Required task:
Would you return the complete listing below word for word?

Raw data:
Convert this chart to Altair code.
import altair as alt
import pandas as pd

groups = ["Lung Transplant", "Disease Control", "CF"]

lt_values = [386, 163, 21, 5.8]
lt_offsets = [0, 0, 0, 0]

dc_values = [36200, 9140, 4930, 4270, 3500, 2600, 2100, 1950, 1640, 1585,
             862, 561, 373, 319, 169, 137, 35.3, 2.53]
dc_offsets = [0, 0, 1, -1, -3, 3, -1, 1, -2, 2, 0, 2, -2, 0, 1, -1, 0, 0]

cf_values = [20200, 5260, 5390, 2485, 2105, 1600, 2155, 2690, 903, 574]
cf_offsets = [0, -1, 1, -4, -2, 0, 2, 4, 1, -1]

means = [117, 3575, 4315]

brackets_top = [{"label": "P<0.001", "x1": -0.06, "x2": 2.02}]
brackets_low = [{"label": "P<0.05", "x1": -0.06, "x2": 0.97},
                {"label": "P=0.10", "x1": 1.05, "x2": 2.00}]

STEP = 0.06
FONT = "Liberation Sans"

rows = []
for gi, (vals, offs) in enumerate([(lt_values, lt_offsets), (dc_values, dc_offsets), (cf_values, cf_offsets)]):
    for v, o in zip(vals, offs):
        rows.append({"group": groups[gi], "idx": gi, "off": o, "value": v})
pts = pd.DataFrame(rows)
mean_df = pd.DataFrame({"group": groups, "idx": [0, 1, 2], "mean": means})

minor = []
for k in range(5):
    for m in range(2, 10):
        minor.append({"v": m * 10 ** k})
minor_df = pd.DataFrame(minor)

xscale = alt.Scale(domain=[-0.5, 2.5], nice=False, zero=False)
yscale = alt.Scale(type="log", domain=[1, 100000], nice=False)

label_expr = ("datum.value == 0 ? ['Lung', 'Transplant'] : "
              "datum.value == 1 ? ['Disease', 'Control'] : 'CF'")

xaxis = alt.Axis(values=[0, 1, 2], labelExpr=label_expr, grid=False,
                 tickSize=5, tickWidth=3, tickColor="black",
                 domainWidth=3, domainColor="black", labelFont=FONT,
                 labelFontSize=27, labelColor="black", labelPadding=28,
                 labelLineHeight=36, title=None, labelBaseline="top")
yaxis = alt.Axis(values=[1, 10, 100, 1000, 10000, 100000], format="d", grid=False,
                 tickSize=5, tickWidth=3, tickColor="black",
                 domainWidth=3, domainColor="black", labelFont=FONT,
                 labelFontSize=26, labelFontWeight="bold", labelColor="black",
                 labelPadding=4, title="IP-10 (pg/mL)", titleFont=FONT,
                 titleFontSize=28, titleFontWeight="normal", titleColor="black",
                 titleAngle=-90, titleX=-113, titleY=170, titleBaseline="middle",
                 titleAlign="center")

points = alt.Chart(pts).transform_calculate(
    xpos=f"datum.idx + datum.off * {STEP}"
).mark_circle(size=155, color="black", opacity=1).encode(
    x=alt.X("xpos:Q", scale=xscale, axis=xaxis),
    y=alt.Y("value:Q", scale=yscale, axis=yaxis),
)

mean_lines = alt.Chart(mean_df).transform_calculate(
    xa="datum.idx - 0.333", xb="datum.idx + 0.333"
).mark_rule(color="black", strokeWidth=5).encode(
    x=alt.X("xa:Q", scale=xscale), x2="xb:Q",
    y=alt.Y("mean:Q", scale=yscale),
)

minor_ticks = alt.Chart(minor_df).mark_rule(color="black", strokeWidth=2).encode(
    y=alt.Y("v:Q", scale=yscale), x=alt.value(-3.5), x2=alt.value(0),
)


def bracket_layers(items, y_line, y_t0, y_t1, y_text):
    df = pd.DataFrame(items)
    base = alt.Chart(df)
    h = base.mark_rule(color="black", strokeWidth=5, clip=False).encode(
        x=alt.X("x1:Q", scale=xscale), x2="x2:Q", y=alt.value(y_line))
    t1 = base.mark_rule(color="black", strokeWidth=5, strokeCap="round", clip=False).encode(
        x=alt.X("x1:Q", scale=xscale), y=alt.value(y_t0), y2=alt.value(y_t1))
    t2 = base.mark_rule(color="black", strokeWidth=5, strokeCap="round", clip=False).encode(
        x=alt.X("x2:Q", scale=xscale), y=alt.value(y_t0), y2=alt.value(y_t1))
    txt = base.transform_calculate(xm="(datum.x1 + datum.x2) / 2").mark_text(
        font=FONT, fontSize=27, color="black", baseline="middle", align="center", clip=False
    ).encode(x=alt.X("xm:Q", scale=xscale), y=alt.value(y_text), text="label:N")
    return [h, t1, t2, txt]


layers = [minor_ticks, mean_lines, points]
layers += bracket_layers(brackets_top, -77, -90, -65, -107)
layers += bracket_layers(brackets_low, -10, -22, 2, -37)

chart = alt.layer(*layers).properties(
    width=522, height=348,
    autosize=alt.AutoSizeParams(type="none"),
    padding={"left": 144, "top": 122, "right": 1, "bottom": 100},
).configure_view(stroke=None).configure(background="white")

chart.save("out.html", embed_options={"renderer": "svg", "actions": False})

The response:
Convert this chart to Altair code.
import altair as alt
import pandas as pd

groups = ["Lung Transplant", "Disease Control", "CF"]

lt_values = [386, 163, 21, 5.8]
lt_offsets = [0, 0, 0, 0]

dc_values = [36200, 9140, 4930, 4270, 3500, 2600, 2100, 1950, 1640, 1585,
             862, 561, 373, 319, 169, 137, 35.3, 2.53]
dc_offsets = [0, 0, 1, -1, -3, 3, -1, 1, -2, 2, 0, 2, -2, 0, 1, -1, 0, 0]

cf_values = [20200, 5260, 5390, 2485, 2105, 1600, 2155, 2690, 903, 574]
cf_offsets = [0, -1, 1, -4, -2, 0, 2, 4, 1, -1]

means = [117, 3575, 4315]

brackets_top = [{"label": "P<0.001", "x1": -0.06, "x2": 2.02}]
brackets_low = [{"label": "P<0.05", "x1": -0.06, "x2": 0.97},
                {"label": "P=0.10", "x1": 1.05, "x2": 2.00}]

STEP = 0.06
FONT = "Liberation Sans"

rows = []
for gi, (vals, offs) in enumerate([(lt_values, lt_offsets), (dc_values, dc_offsets), (cf_values, cf_offsets)]):
    for v, o in zip(vals, offs):
        rows.append({"group": groups[gi], "idx": gi, "off": o, "value": v})
pts = pd.DataFrame(rows)
mean_df = pd.DataFrame({"group": groups, "idx": [0, 1, 2], "mean": means})

minor = []
for k in range(5):
    for m in range(2, 10):
        minor.append({"v": m * 10 ** k})
minor_df = pd.DataFrame(minor)

xscale = alt.Scale(domain=[-0.5, 2.5], nice=False, zero=False)
yscale = alt.Scale(type="log", domain=[1, 100000], nice=False)

label_expr = ("datum.value == 0 ? ['Lung', 'Transplant'] : "
              "datum.value == 1 ? ['Disease', 'Control'] : 'CF'")

xaxis = alt.Axis(values=[0, 1, 2], labelExpr=label_expr, grid=False,
                 tickSize=5, tickWidth=3, tickColor="black",
                 domainWidth=3, domainColor="black", labelFont=FONT,
                 labelFontSize=27, labelColor="black", labelPadding=28,
                 labelLineHeight=36, title=None, labelBaseline="top")
yaxis = alt.Axis(values=[1, 10, 100, 1000, 10000, 100000], format="d", grid=False,
                 tickSize=5, tickWidth=3, tickColor="black",
                 domainWidth=3, domainColor="black", labelFont=FONT,
                 labelFontSize=26, labelFontWeight="bold", labelColor="black",
                 labelPadding=4, title="IP-10 (pg/mL)", titleFont=FONT,
                 titleFontSize=28, titleFontWeight="normal", titleColor="black",
                 titleAngle=-90, titleX=-113, titleY=170, titleBaseline="middle",
                 titleAlign="center")

points = alt.Chart(pts).transform_calculate(
    xpos=f"datum.idx + datum.off * {STEP}"
).mark_circle(size=155, color="black", opacity=1).encode(
    x=alt.X("xpos:Q", scale=xscale, axis=xaxis),
    y=alt.Y("value:Q", scale=yscale, axis=yaxis),
)

mean_lines = alt.Chart(mean_df).transform_calculate(
    xa="datum.idx - 0.333", xb="datum.idx + 0.333"
).mark_rule(color="black", strokeWidth=5).encode(
    x=alt.X("xa:Q", scale=xscale), x2="xb:Q",
    y=alt.Y("mean:Q", scale=yscale),
)

minor_ticks = alt.Chart(minor_df).mark_rule(color="black", strokeWidth=2).encode(
    y=alt.Y("v:Q", scale=yscale), x=alt.value(-3.5), x2=alt.value(0),
)


def bracket_layers(items, y_line, y_t0, y_t1, y_text):
    df = pd.DataFrame(items)
    base = alt.Chart(df)
    h = base.mark_rule(color="black", strokeWidth=5, clip=False).encode(
        x=alt.X("x1:Q", scale=xscale), x2="x2:Q", y=alt.value(y_line))
    t1 = base.mark_rule(color="black", strokeWidth=5, strokeCap="round", clip=False).encode(
        x=alt.X("x1:Q", scale=xscale), y=alt.value(y_t0), y2=alt.value(y_t1))
    t2 = base.mark_rule(color="black", strokeWidth=5, strokeCap="round", clip=False).encode(
        x=alt.X("x2:Q", scale=xscale), y=alt.value(y_t0), y2=alt.value(y_t1))
    txt = base.transform_calculate(xm="(datum.x1 + datum.x2) / 2").mark_text(
        font=FONT, fontSize=27, color="black", baseline="middle", align="center", clip=False
    ).encode(x=alt.X("xm:Q", scale=xscale), y=alt.value(y_text), text="label:N")
    return [h, t1, t2, txt]


layers = [minor_ticks, mean_lines, points]
layers += bracket_layers(brackets_top, -77, -90, -65, -107)
layers += bracket_layers(brackets_low, -10, -22, 2, -37)

chart = alt.layer(*layers).properties(
    width=522, height=348,
    autosize=alt.AutoSizeParams(type="none"),
    padding={"left": 144, "top": 122, "right": 1, "bottom": 100},
).configure_view(stroke=None).configure(background="white")

chart.save("out.html", embed_options={"renderer": "svg", "actions": False})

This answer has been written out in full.